Una studentessa a Pisa durante la lezione fa un cenno. Le chiedo cosa c’è. Mi dice: “Ma se dobbiamo seguire il suo ragionamento, allora vuol dire che oggi scrivere è cancellare”.
Mi fermo un attimo a pensare, poi le dico che ha ragione.
Stavo ragionando sulla produzione narrativa. Il narratore sa cogliere al volo il rumore della vita, le frasi pregne di significato in grado di rappresentare un mondo. Per questo il narratore usa i propri sensi, il proprio sguardo, il proprio orecchio, acuto ed esercitato, la propria capacità di ascolto.
Ma tutta questa conoscenza, questo sapere, è vano se non è tradotto in scrittura.

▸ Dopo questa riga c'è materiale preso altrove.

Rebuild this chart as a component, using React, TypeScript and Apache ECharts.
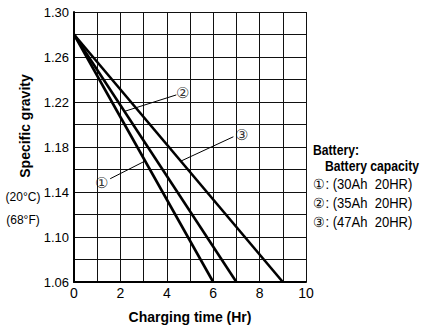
import React, { useEffect, useRef } from 'react';
import * as echarts from 'echarts';

// ---- data ----
const curveMarks = ['①', '②', '③'];
const capacities = ['(30Ah  20HR)', '(35Ah  20HR)', '(47Ah  20HR)'];
const startTime = 0;
const startGravity = 1.28;
const endTimes = [6, 7, 9];
const endGravity = 1.06;
// leader lines (from curve to label) and label anchors, in data units
const leaderFrom = [[3.05, 1.1674], [2.15, 1.2115], [4.6, 1.1674]];
const leaderTo = [[1.56, 1.1518], [4.41, 1.2263], [6.87, 1.1891]];
const markAt = [[1.2, 1.1486], [4.69, 1.2287], [7.21, 1.1911]];
const yMin = 1.06, yMax = 1.30, yStep = 0.02;
const xMin = 0, xMax = 10, xStep = 1;
const xAxisTitle = 'Charging time (Hr)';
const yAxisTitle = 'Specific gravity';
const yUnits = ['(20°C)', '(68°F)'];
const legendHead = ['Battery:', 'Battery capacity'];

const SANS = '"Liberation Sans", Arial, Helvetica, sans-serif';

export default function App() {
  const ref = useRef<HTMLDivElement>(null);
  useEffect(() => {
    if (!ref.current) return;
    const chart = echarts.init(ref.current, null, { renderer: 'svg' });
    const series: any[] = [];
    endTimes.forEach((t, i) => {
      series.push({
        type: 'line',
        data: [[startTime, startGravity], [t, endGravity]],
        showSymbol: false,
        symbol: 'none',
        lineStyle: { color: '#000', width: 2.6 },
        z: 5,
      });
      series.push({
        type: 'line',
        data: [leaderFrom[i], leaderTo[i]],
        showSymbol: false,
        symbol: 'none',
        lineStyle: { color: '#000', width: 1 },
        z: 5,
      });
    });
    series.push({
      type: 'scatter',
      symbolSize: 0,
      data: markAt.map((p, i) => ({ value: p, name: curveMarks[i] })),
      label: {
        show: true,
        position: 'inside',
        formatter: (p: any) => p.name,
        color: '#000',
        fontSize: 15,
        fontFamily: SANS,
      },
      z: 6,
    });

    const legendRows = curveMarks.map((m, i) => ({
      type: 'text',
      x: 313,
      y: 184 + i * 19,
      scaleX: 0.93,
      style: {
        text: `${m}: ${capacities[i]}`,
        fill: '#000',
        font: `14px ${SANS}`,
        align: 'left',
        verticalAlign: 'middle',
      },
    }));

    chart.setOption({
      animation: false,
      grid: { left: 74, right: 126, top: 12, bottom: 40 },
      xAxis: {
        type: 'value',
        min: xMin,
        max: xMax,
        interval: xStep,
        name: xAxisTitle,
        nameLocation: 'middle',
        nameGap: 28,
        nameTextStyle: { color: '#000', fontSize: 14, fontWeight: 'bold', fontFamily: SANS },
        axisLine: { show: true, lineStyle: { color: '#000', width: 2 } },
        axisTick: { show: false },
        axisLabel: {
          color: '#000',
          fontSize: 14,
          fontFamily: SANS,
          margin: 4,
          formatter: (v: number) => (Math.round(v) % 2 === 0 ? String(Math.round(v)) : ''),
        },
        splitLine: { show: true, lineStyle: { color: '#111', width: 1 } },
      },
      yAxis: {
        type: 'value',
        min: yMin,
        max: yMax,
        interval: yStep,
        axisLine: { show: true, lineStyle: { color: '#000', width: 2 } },
        axisTick: { show: false },
        axisLabel: {
          color: '#000',
          fontSize: 13,
          fontFamily: SANS,
          margin: 5,
          formatter: (v: number) => {
            const k = Math.round((v - yMin) / yStep);
            return k % 2 === 0 ? v.toFixed(2) : '';
          },
        },
        splitLine: { show: true, lineStyle: { color: '#111', width: 1 } },
      },
      graphic: [
        {
          type: 'text',
          x: 25,
          y: 126,
          rotation: Math.PI / 2,
          style: {
            text: yAxisTitle,
            fill: '#000',
            font: `bold 14px ${SANS}`,
            align: 'center',
            verticalAlign: 'middle',
          },
        },
        {
          type: 'text',
          x: 23,
          y: 197,
          style: { text: yUnits[0], fill: '#000', font: `12px ${SANS}`, align: 'center', verticalAlign: 'middle' },
        },
        {
          type: 'text',
          x: 23,
          y: 220,
          style: { text: yUnits[1], fill: '#000', font: `12px ${SANS}`, align: 'center', verticalAlign: 'middle' },
        },
        {
          type: 'text',
          x: 313,
          y: 150,
          scaleX: 0.87,
          style: { text: legendHead[0], fill: '#000', font: `bold 14px ${SANS}`, align: 'left', verticalAlign: 'middle' },
        },
        {
          type: 'text',
          x: 325,
          y: 166,
          scaleX: 0.87,
          style: { text: legendHead[1], fill: '#000', font: `bold 14px ${SANS}`, align: 'left', verticalAlign: 'middle' },
        },
        ...legendRows,
      ],
      series,
    });
    return () => chart.dispose();
  }, []);
  return <div ref={ref} style={{ position: 'absolute', left: 0, top: 0, width: 432, height: 329 }} />;
}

Il copista, non a caso, è figura centrale nei romanzi dell’Ottocento. Flaubert ci presenta la situazione estrema. Bouvard e Pécuchet, scrivani, copisti, alle prese con l’opera impossibile: riscrivere, in insieme organizzato, l’intero scibile umano.
Eppure, fino a pochi anni fa l’organizzazione –l’organizzazione di un discorso come l’organizzazione di un testo e come l’organizzazione di un’impresa– dipendeva ancora totalmente dalla scrittura; diventava efficace solo attraverso la scrittura.
Senza il lavoro dello scrivano non c’è informazione gestibile, non c’è ‘base dati’. E’ questa base dati che permette ogni successivo lavoro: la correzione, il controllo, le ulteriori copie, l’aggiunta di glosse e l’approntamento di sintesi.